Who would argue that fruits and vegetables make perfect subject for artists? They are bright, colorful and come in a variety of shapes. Moreover, they are always available for painting from life.
I set up three simple still lifes, picking pairs that complement each other in shape and color.
The goal I set here is to show how good these fruits and vegetables taste. I often recall the words of my art school teacher: “You know you’ve succeeded in painting food if you want to eat what is pictured on your painting.”
In my opinion, a quick, expressive technique along with bright colors is a perfect way to accomplish that goal and capture the freshness and juiciness of the produce.
Follow along to learn how to paint fruits and veggies that look good enough to eat!
Here are some things to keep in mind during the work process:
- It should be quick and fun
- The brush should be filled with fluid but not too watery of a color
- Let the colors flow, mix and blend with each other.

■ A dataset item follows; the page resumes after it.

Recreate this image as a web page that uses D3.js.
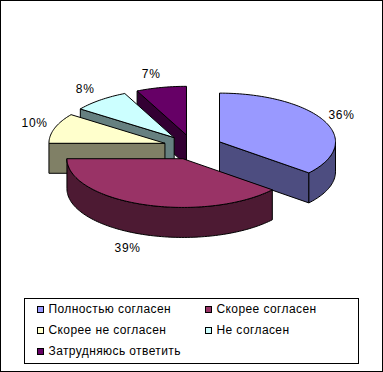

Don’t correct those precious accidental watercolor things.
- Every next wash should be added after the previous one has dried completely. This is where a hair dryer comes handy – but be careful not to blow the drops of color away!
- Keep the layers transparent, so the painting remains luminous.
- The fewer the layers, the fresher the painting.
- Don’t try too hard, the brushstrokes should be easy and effortless.
- To make a brushstroke, press the body of the brush against the paper, rather than just using the tip alone.
Two soft round brushes, bigger and smaller in size.
Cadmium red, cadmium orange, cadmium yellow, yellow ochre, cobalt blue, ultramarine, permanent carmine, sap green, viridian green
Broccoli and tomato
I started painting the broccoli with a light wash of Sap Green and a drop of cadmium yellow. For the tomato I decided to go with just a single strong wash. I applied cadmium red on top, leaving some dry white paper for highlights. Then I painted down to finish the tomato, adding a little cadmium orange.
Notice, that the bottom of the tomato is a bit lighter than a central part, since the white surface reflects in it.
While broccoli and tomato were still wet, I painted the cast shadow with cobalt blue. A little bit of paint from the vegetables seeped into the shadow, adding a reflected color to it.
Once the first washes were completely dry, I defined broccoli florets with a mixture of sap green and cobalt blue. Using a smaller brush, I painted the tomato stem, mixing sap green and ultramarine.
I added some more details and shadows to the broccoli and figured a few splatters of green color would give the painting a fresh, unique feel. It was easily done by shaking the brush vigorously against the painting surface.
Grapes and pear
I started painting the pear in the light area, using very moist cadmium yellow around the highlight. Then I reloaded my brush and finished the fruit, adding yellow ochre and a drop of cadmium red to suggest its ripeness. On this step, I also applied the first wash of cobalt blue and carmine to the grapes, painting them as a single shape. The cast shadows were painted right after that. Some yellow seeped into the shade and grapes, which is exactly what I wanted.
I added some overwashes on the pear and grapes with a light hand, using a mixture of cadmium Yellow and ochre for the pear and carmine and ultramarine for the grapes.
With a smaller brush, I painted the stems with a mixture of sap green and cadmium red. A few more details and shadows were added to the grapes and pear.
The way I worked on the radish was pretty much the same as the process described above. I started with light washes of sap green, carmine and cobalt blue, then added a couple overwashes using plenty of fluid carmine, viridian green, sap green, cobalt blue and ultramarine. A few splatters of carmine provided a nice finishing touch to the composition.
By the time I finished my work, I was craving something green and juicy. Not only these paintings make a lovely addition to the kitchen, but also promote healthy eating habits!